== Task to carry out ==
In the entries below, find every line with "this" and copy it.
+ + + +
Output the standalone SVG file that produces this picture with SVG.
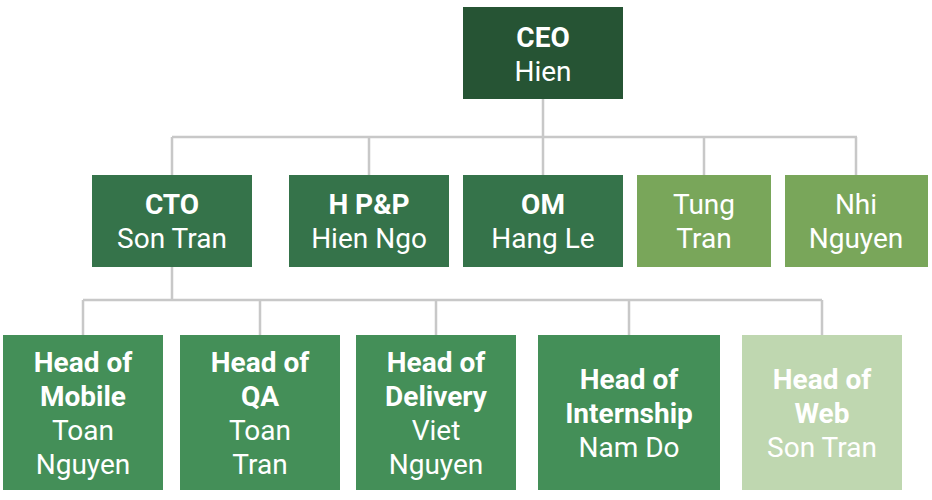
<svg xmlns="http://www.w3.org/2000/svg" width="932" height="500" viewBox="0 0 932 500">
<style>
.t{font-family:Roboto,"Liberation Sans",sans-serif;font-size:28px;fill:#ffffff;text-anchor:middle}
.b{font-weight:bold}
.c{fill:none;stroke:#c8c8c8;stroke-width:2.5}
.l0{fill:#265434}
.l1{fill:#35734a}
.l1b{fill:#79a65a}
.l2{fill:#448f58}
.l2b{fill:#bfd7b0}
</style>
<rect width="932" height="500" fill="#ffffff"/>
<g id="connectors">
<path class="c" d="M543 99V137M172 137H857M172 137V175M369 137V175M543 137V175M704 137V175M856 137V175"/>
<path class="c" d="M172 267V300M83 300H822M83 300V335M260 300V335M436 300V335M629 300V335M822 300V335"/>
</g>
<g id="ceo"><rect class="l0" x="463" y="7" width="160" height="92"/><text class="t" x="543"><tspan class="b" x="543" y="47">CEO</tspan><tspan x="543" y="81">Hien</tspan></text></g>
<g id="cto"><rect class="l1" x="92" y="175" width="160" height="92"/><text class="t"><tspan class="b" x="172" y="214">CTO</tspan><tspan x="172" y="248">Son Tran</tspan></text></g>
<g id="hpp"><rect class="l1" x="289" y="175" width="160" height="92"/><text class="t"><tspan class="b" x="369" y="214">H P&amp;P</tspan><tspan x="369" y="248">Hien Ngo</tspan></text></g>
<g id="om"><rect class="l1" x="463" y="175" width="160" height="92"/><text class="t"><tspan class="b" x="543" y="214">OM</tspan><tspan x="543" y="248">Hang Le</tspan></text></g>
<g id="tung"><rect class="l1b" x="637" y="175" width="134" height="92"/><text class="t"><tspan x="704" y="214">Tung</tspan><tspan x="704" y="248">Tran</tspan></text></g>
<g id="nhi"><rect class="l1b" x="785" y="175" width="143" height="92"/><text class="t"><tspan x="856" y="214">Nhi</tspan><tspan x="856" y="248">Nguyen</tspan></text></g>
<g id="mobile"><rect class="l2" x="3" y="335" width="160" height="155"/><text class="t"><tspan class="b" x="83" y="372">Head of</tspan><tspan class="b" x="83" y="406">Mobile</tspan><tspan x="83" y="440">Toan</tspan><tspan x="83" y="474">Nguyen</tspan></text></g>
<g id="qa"><rect class="l2" x="180" y="335" width="160" height="155"/><text class="t"><tspan class="b" x="260" y="372">Head of</tspan><tspan class="b" x="260" y="406">QA</tspan><tspan x="260" y="440">Toan</tspan><tspan x="260" y="474">Tran</tspan></text></g>
<g id="delivery"><rect class="l2" x="356" y="335" width="160" height="155"/><text class="t"><tspan class="b" x="436" y="372">Head of</tspan><tspan class="b" x="436" y="406">Delivery</tspan><tspan x="436" y="440">Viet</tspan><tspan x="436" y="474">Nguyen</tspan></text></g>
<g id="internship"><rect class="l2" x="538" y="335" width="182" height="155"/><text class="t"><tspan class="b" x="629" y="389">Head of</tspan><tspan class="b" x="629" y="423">Internship</tspan><tspan x="629" y="457">Nam Do</tspan></text></g>
<g id="web"><rect class="l2b" x="742" y="335" width="160" height="155"/><text class="t"><tspan class="b" x="822" y="389">Head of</tspan><tspan class="b" x="822" y="423">Web</tspan><tspan x="822" y="457">Son Tran</tspan></text></g>
</svg>
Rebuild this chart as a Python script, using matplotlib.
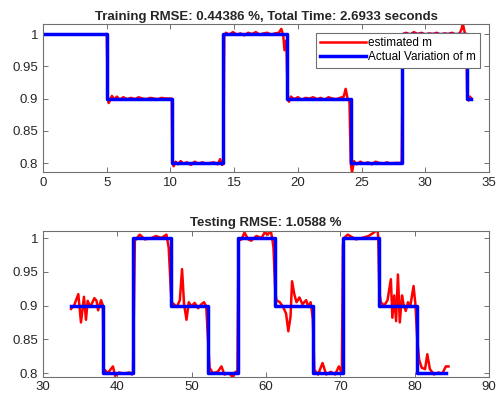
+ + + +
== Reply to the exercise ==
Output the standalone SVG file that produces this picture with SVG.
Rebuild this chart as a Python script, using matplotlib.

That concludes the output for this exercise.